▶ **What needs to be done**: Write out, word for word, every line from the first one through the line that holds "tick_labels = ['%d-01'", and nothing else; skip the pictures.
___ Data section
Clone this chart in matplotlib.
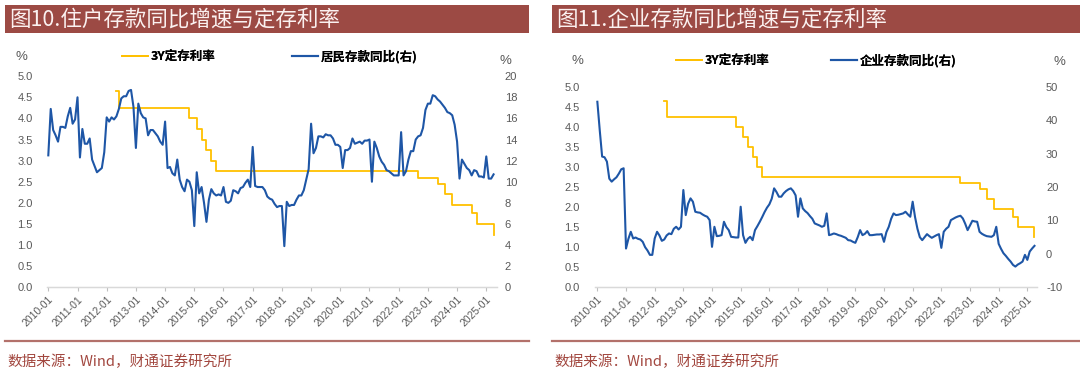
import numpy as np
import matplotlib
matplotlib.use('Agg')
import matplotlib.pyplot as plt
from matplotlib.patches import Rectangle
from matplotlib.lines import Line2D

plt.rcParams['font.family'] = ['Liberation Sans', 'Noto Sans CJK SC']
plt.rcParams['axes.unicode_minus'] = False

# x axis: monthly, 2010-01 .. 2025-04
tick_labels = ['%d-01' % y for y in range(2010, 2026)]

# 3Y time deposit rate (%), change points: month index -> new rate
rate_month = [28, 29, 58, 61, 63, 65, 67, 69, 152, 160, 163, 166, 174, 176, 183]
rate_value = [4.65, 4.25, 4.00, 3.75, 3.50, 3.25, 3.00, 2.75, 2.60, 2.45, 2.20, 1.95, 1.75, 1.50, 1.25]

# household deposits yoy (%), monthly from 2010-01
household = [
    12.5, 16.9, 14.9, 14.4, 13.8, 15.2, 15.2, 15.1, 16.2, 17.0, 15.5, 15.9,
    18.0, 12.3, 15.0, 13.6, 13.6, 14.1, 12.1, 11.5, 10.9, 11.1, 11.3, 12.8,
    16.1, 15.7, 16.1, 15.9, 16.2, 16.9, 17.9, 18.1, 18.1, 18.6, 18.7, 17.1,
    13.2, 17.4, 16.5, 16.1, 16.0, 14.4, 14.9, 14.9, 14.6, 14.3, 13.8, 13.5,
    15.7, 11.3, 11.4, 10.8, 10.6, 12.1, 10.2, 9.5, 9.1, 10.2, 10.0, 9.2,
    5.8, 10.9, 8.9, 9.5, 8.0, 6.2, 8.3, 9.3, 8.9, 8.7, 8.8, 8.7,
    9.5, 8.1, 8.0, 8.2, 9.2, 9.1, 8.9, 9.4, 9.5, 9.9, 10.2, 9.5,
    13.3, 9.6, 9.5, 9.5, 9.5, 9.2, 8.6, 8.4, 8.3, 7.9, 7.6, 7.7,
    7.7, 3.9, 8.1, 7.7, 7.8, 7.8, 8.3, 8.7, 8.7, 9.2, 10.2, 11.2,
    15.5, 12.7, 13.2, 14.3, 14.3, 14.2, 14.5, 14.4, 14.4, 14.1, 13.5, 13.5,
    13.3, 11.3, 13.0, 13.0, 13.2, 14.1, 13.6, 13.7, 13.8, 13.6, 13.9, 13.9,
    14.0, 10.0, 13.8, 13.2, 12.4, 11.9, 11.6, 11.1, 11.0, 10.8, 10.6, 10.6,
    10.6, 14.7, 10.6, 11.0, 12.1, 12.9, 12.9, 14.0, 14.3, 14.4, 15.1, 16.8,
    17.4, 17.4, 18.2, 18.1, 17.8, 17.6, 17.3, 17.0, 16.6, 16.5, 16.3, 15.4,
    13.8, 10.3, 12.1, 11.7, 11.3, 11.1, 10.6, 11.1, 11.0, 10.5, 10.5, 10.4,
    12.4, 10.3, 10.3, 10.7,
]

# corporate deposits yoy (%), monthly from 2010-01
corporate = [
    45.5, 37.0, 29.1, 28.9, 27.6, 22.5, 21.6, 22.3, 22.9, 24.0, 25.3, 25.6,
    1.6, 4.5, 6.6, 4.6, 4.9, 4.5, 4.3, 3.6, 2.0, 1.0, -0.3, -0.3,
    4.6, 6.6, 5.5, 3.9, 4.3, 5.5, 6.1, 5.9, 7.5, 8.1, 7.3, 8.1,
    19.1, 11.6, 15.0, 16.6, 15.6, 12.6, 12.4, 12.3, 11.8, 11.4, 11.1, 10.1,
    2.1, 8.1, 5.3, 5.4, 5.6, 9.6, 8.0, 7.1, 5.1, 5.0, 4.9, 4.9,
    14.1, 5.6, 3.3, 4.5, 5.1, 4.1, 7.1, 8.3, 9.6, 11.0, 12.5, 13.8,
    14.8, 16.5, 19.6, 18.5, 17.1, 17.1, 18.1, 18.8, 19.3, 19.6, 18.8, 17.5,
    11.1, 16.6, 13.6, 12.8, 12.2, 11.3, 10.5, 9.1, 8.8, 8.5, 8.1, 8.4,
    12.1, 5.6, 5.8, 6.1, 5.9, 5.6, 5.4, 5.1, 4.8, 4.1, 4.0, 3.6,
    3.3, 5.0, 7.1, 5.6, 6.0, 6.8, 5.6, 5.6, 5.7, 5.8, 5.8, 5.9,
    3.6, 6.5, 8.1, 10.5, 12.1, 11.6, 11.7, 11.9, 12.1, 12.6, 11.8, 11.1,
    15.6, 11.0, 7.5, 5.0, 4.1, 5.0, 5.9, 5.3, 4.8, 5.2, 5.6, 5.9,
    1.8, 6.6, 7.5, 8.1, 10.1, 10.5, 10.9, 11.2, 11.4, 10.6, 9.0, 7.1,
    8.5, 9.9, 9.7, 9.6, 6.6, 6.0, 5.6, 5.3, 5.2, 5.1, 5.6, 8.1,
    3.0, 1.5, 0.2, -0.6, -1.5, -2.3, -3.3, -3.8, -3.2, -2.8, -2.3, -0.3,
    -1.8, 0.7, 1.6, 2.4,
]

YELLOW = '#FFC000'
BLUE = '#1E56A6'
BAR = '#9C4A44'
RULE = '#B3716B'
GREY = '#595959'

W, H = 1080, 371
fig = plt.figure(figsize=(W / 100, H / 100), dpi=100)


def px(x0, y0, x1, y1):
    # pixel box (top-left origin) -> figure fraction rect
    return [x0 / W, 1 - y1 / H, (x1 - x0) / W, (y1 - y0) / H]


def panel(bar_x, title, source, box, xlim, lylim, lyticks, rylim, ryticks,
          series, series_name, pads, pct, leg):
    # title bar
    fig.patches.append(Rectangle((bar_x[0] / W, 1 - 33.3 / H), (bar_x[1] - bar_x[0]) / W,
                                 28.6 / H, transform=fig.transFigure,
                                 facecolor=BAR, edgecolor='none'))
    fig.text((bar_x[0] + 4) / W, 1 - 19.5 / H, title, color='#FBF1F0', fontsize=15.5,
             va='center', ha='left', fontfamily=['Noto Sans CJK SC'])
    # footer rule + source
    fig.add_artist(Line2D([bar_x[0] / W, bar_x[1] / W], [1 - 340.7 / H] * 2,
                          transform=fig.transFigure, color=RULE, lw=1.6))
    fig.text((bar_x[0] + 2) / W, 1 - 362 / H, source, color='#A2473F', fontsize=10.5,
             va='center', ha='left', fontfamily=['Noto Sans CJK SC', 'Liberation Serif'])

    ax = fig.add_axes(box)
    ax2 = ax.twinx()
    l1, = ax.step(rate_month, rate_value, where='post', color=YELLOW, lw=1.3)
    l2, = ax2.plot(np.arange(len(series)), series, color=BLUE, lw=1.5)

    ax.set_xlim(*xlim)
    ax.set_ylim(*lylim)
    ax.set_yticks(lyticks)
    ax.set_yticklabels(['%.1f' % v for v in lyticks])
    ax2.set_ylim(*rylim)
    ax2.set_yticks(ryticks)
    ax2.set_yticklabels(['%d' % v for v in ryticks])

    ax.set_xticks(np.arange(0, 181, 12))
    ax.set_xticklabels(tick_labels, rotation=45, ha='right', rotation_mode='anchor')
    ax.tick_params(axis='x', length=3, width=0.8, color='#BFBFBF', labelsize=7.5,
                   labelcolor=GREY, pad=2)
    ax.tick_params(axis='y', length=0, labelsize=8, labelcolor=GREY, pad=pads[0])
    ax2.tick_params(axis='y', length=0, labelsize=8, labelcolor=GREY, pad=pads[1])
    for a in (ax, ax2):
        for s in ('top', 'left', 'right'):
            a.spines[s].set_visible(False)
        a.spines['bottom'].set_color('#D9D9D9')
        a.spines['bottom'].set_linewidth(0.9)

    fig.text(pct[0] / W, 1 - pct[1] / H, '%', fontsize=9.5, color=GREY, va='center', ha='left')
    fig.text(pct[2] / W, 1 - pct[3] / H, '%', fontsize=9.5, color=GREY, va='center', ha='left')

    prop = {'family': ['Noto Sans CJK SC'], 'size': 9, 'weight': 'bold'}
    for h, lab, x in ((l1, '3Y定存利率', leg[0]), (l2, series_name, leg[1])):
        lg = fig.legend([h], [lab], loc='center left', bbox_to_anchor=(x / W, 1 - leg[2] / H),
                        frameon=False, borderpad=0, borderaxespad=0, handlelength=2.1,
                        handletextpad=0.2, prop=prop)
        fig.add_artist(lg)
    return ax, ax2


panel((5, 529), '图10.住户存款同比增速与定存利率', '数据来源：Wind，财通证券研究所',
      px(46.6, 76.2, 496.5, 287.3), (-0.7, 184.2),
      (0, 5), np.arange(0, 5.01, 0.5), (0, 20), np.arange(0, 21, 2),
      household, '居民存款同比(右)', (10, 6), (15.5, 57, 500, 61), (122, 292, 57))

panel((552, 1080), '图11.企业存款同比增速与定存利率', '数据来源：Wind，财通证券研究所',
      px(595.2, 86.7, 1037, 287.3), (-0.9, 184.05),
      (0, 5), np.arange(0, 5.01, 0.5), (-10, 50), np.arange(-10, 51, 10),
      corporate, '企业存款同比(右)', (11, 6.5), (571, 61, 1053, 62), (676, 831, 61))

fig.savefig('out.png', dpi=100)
______
▶ **Result**:
Clone this chart in matplotlib.
import numpy as np
import matplotlib
matplotlib.use('Agg')
import matplotlib.pyplot as plt
from matplotlib.patches import Rectangle
from matplotlib.lines import Line2D

plt.rcParams['font.family'] = ['Liberation Sans', 'Noto Sans CJK SC']
plt.rcParams['axes.unicode_minus'] = False

# x axis: monthly, 2010-01 .. 2025-04
tick_labels = ['%d-01' % y for y in range(2010, 2026)]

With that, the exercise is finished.